The R-squared value is 0.0348, meaning the model explains only 3.48% of the variation in the average score. This suggests that the dummy variable alone does not explain much of the variation in the average score. The residuals show a spread from -50.44 to 49.57, with a standard error of 18.74, indicating that there is a moderate level of prediction error in the model.
In summary, the model suggests that the average score decreases when the student-teacher ratio is above 20, but the model only explains a small portion of the variation in the average score, meaning other factors likely influence the result.

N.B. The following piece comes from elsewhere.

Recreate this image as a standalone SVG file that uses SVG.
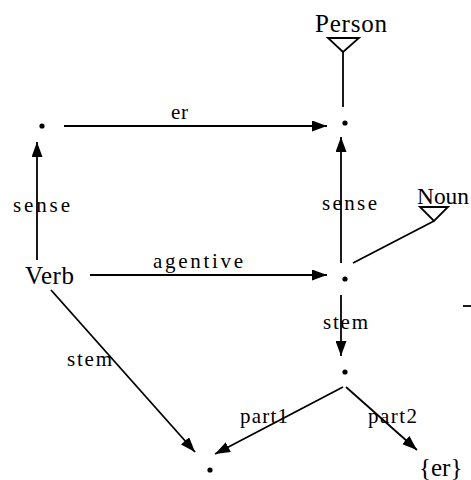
<svg xmlns="http://www.w3.org/2000/svg" width="471" height="480" viewBox="0 0 471 480">
<style>
.big{font-family:"Liberation Serif","Times New Roman",serif;font-size:25px;fill:#000}
.lbl{font-family:"Liberation Serif","Times New Roman",serif;font-size:21px;fill:#000}
.ln{stroke:#000;stroke-width:1.8;fill:none}
.arr{stroke:#000;stroke-width:1.8;fill:none;marker-end:url(#ah)}
.isa{stroke:#000;stroke-width:1.8;fill:#fff}
.dot{fill:#000}
</style>
<defs>
<marker id="ah" viewBox="0 0 15 11" refX="15" refY="5.5" markerWidth="15" markerHeight="11" markerUnits="userSpaceOnUse" orient="auto">
<path d="M0,0 L15,5.5 L0,11 Z" fill="#000"/>
</marker>
</defs>
<rect width="471" height="480" fill="#fff"/>
<g id="connectors">
<line class="arr" x1="64" y1="126" x2="327" y2="126"/>
<text class="lbl" x="171" y="119" textLength="17" lengthAdjust="spacing">er</text>
<line class="arr" x1="37" y1="260" x2="37" y2="142"/>
<text class="lbl" x="13" y="212" textLength="57" lengthAdjust="spacing">sense</text>
<line class="arr" x1="90" y1="275" x2="327" y2="275"/>
<text class="lbl" x="153" y="268" textLength="90" lengthAdjust="spacing">agentive</text>
<line class="arr" x1="341" y1="263" x2="341" y2="137"/>
<text class="lbl" x="322" y="210" textLength="55" lengthAdjust="spacing">sense</text>
<line class="ln" x1="343" y1="52" x2="343" y2="107"/>
<path class="isa" d="M328,38 L359,38 L343,52 Z"/>
<line class="ln" x1="353" y1="263" x2="434" y2="221"/>
<path class="isa" d="M420,207 L448,207 L434,221 Z"/>
<line class="arr" x1="341" y1="295" x2="341" y2="356"/>
<text class="lbl" x="323" y="329" textLength="45" lengthAdjust="spacing">stem</text>
<line class="arr" x1="51" y1="290" x2="195" y2="452"/>
<text class="lbl" x="67" y="366" textLength="45" lengthAdjust="spacing">stem</text>
<line class="arr" x1="343" y1="387" x2="215" y2="454"/>
<text class="lbl" x="240" y="423" textLength="48" lengthAdjust="spacing">part1</text>
<line class="arr" x1="346" y1="387" x2="417" y2="450"/>
<text class="lbl" x="368" y="423" textLength="49" lengthAdjust="spacing">part2</text>
<line class="ln" x1="463" y1="306" x2="471" y2="306"/>
</g>
<g id="person"><text class="big" x="315" y="32" textLength="72" lengthAdjust="spacing">Person</text></g>
<g id="noun"><text class="big" x="417" y="204" style="font-size:23px" textLength="52" lengthAdjust="spacingAndGlyphs">Noun</text></g>
<g id="verb"><text class="big" x="25" y="284" textLength="49" lengthAdjust="spacing">Verb</text></g>
<g id="er-morph"><text class="big" x="419" y="476">{er}</text></g>
<g id="dot-er"><circle class="dot" cx="42" cy="126" r="2.6"/></g>
<g id="dot-person"><circle class="dot" cx="345" cy="123" r="2.6"/></g>
<g id="dot-agentive"><circle class="dot" cx="345" cy="279" r="2.6"/></g>
<g id="dot-stem"><circle class="dot" cx="345" cy="372" r="2.6"/></g>
<g id="dot-part1"><circle class="dot" cx="210" cy="470" r="2.6"/></g>
</svg>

The regression model shows that the intercept is 660.8, meaning the predicted average score is 660.8 when all variables are zero. The student-teacher ratio dummy has a coefficient of -1.08 but is not significant. The percentage of students qualifying for reduced-price lunch significantly lowers the average score by 0.59 points for each additional percentage point. The number of computers and the interaction term with English learners do not significantly affect the average score. However, expenditure per student has a significant positive effect, increasing the score by 0.0039 for each additional dollar spent.

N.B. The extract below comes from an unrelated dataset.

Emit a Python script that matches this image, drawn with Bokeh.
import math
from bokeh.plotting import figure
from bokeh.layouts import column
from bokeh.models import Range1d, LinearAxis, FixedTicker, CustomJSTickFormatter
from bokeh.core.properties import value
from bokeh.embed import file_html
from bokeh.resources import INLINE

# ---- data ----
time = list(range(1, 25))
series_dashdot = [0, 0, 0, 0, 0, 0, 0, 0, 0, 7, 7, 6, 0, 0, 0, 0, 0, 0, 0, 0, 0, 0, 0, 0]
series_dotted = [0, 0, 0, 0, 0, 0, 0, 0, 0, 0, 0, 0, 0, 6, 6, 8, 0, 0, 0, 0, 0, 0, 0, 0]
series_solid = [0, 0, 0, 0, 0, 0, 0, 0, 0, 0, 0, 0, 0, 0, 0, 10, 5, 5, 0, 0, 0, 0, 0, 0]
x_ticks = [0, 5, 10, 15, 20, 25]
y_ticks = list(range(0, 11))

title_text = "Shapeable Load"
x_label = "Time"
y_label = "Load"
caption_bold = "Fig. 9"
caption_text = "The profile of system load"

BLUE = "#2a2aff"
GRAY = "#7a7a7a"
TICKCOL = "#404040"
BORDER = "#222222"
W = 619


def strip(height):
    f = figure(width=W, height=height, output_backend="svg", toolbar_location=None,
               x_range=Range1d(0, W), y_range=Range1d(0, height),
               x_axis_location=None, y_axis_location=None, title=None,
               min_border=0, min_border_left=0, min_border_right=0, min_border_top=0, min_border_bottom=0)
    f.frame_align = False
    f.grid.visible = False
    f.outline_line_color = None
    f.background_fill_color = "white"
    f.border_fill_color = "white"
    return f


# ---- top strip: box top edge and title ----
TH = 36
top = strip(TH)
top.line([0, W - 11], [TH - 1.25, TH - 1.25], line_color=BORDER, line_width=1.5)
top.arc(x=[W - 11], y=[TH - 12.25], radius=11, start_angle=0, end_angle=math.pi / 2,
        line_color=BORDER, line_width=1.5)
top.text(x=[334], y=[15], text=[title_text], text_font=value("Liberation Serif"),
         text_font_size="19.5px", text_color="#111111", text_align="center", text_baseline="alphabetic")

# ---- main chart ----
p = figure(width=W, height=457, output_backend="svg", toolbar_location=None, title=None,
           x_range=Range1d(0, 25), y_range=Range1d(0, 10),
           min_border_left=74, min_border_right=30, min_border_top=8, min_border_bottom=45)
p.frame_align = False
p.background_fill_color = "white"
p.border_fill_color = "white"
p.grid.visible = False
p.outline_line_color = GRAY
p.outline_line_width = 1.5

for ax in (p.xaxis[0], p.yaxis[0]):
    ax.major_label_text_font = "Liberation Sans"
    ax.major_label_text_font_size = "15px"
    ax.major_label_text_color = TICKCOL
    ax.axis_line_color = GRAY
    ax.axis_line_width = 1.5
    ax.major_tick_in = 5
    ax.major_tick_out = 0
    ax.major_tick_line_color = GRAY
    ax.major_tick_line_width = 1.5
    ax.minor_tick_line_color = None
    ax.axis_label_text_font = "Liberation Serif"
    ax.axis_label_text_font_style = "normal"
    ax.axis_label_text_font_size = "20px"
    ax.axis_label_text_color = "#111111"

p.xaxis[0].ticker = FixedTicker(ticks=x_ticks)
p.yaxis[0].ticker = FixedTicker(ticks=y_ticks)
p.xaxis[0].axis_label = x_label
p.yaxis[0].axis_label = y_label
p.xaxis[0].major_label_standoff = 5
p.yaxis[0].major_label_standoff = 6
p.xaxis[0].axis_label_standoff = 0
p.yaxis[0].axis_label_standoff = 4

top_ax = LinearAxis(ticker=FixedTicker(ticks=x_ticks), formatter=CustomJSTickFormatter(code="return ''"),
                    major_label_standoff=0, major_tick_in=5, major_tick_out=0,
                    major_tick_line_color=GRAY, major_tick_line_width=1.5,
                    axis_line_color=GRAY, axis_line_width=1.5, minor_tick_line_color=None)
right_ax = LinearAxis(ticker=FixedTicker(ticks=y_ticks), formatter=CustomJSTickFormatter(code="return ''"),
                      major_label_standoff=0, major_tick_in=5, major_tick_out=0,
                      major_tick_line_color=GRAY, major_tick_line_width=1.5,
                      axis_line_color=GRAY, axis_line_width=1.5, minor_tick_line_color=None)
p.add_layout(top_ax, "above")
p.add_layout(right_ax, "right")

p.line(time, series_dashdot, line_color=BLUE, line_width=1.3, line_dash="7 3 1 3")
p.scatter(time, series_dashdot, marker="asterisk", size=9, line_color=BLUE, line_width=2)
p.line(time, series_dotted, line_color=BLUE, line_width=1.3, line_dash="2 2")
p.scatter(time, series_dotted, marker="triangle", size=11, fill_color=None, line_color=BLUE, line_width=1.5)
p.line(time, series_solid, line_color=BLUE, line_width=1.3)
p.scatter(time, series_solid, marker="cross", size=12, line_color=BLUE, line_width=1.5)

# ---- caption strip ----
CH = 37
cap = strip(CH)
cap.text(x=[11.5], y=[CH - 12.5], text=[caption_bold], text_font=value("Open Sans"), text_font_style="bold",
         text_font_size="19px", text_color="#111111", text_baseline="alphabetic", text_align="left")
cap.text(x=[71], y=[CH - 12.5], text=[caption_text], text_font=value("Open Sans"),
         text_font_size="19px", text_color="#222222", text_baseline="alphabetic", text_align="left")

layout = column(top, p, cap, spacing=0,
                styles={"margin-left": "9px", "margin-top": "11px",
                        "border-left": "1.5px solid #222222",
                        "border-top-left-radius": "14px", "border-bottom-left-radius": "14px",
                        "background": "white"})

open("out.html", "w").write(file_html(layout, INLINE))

The model explains 77.71% of the variation in average scores, and the overall model is statistically significant. In conclusion, the most important factors affecting the average score are the percentage of students qualifying for reduced-price lunch and expenditure per student. The student-teacher ratio and the number of computers do not have a significant impact.